Nascer e Crescer v.20 n.2 Porto jun. 2011

 

Parece que é Cancro!

 

Armando Pinto1

1 Oncologista Pediátrico do IPO do Porto

 

Os médicos pediatras – ou melhor, os profissionais de saúde em geral – têm uma ocupação que os confronta diariamente com inquietações transversais a todos os humanos, como sejam a morte, a dor, a doença, o medo, mas também com condições de sinal contrário, como são a alegria após o nascimento de um bebé, o prazer de ver as crianças doentes curarem-se, crescer e brincar, o jubilo após vencer uma doença.

Contudo o que é mais difícil na Oncologia Pediátrica é a carga emocional e mesmo física que decorre da patologia, dos tratamentos intensivos e continuados, da prolongada proximidade com os doentes e suas famílias, do prognóstico e obviamente do facto de serem crianças.

Quando lidamos com cancro sabemos que o risco da perda é maior e temos que nos preparar para as várias hipóteses de desfecho, todas elas plausíveis…. Os profissionais de Oncologia Pediátrica sofrem amargamente com as perdas, porém são treinados para lidar com elas como fazendo parte do seu trabalho.

As crianças com cancro são um exemplo do valor da vida. Trabalhar com estes doentes é um privilégio, é a oportunidade de darmos ao mundo uma genuína e vantajosa prestação, de cumprirmos verdadeiramente o sonho de sermos médicos ou enfermeiros. Somos beneficiários dessa vivência, tornamo-nos melhores pessoas, somos actores, produtores e realizadores de cenas e de cenários, somos heróis e protagonistas mas somos igualmente malvados, falhados, inaptos, negligentes, desmazelados e tudo que pode intensamente ser experimentado na luta contra a doença e a morte.

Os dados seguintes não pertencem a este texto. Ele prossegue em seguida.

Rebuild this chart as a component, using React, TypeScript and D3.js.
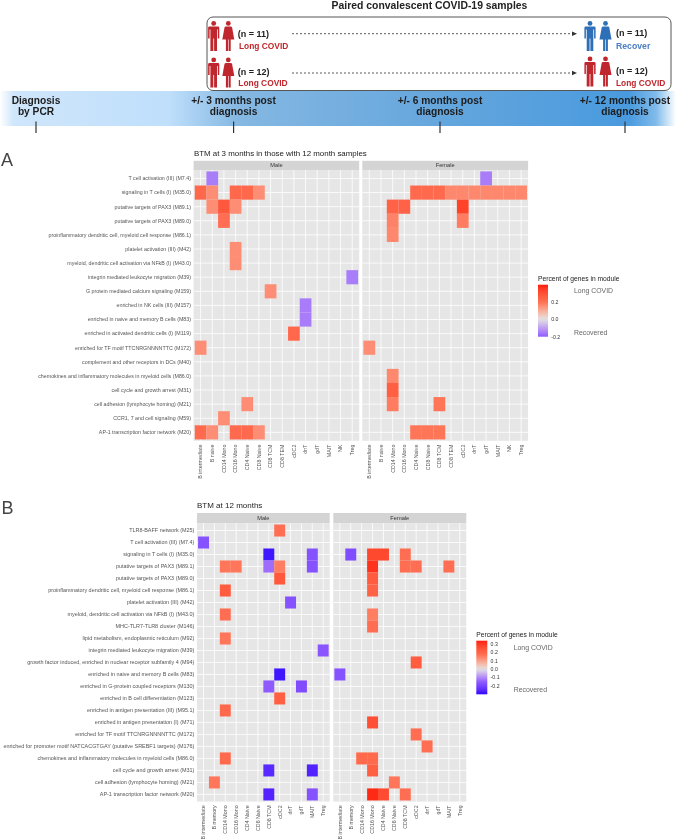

As crianças com doença oncológica vivem a dificuldade de forma diversa! Ainda há pouco tempo estávamos na fila para o café do bar do IPO quando o Fábio, um rapaz de 7 anos, sobrevivente de uma leucemia de alto risco que impusera tratamentos intensivos e prolongados, com internamentos sem fim, dadas as complicações incontáveis que surgiram, esse mesmo menino, estando de visita programada ao hospital, irrompeu pelo bar dentro ao avistar um enfermeiro que o acompanhara em muitos episódios, chamando, «Enfermeiro Pedro, enfermeiro Pedro!». Seguidamente, agarrou-lhe o casaco branco da farda, puxando-o para baixo, descompondo o senhor, sem deixar hipóteses de recusa de reparo por parte do enfermeiro, «Diz Fábio, o que queres, o que aconteceu?», o enfermeiro, sendo um jovem alto e magro, teve que se curvar impelido pelo puxão do rapaz, ficando meio desequilibrado, estático, quase, «Tenho um tio meu internado aqui no piso 8», respondeu prontamente o menino, satisfeito por ter obtido a atenção do enfermeiro, «No piso 8? Na Enfermaria? E o que é que tem esse teu tio?», então o rapaz rejubilando por poder dizer o que realmente o impelira a conversar com o Enfermeiro Pedro, respondeu com toda a intensidade dramática, «Parece que é cancro!», enquanto fazia um enorme esgar que atingiu toda uma face, levantando energicamente o canto do lábio e inclinando a cabeça para cima, para ser bem visível pelo enfermeiro o gesto de nojo e de repelência, numa atitude de quem não tem, não teve, nem quer ter nada a ver com aquela doença, o cancro.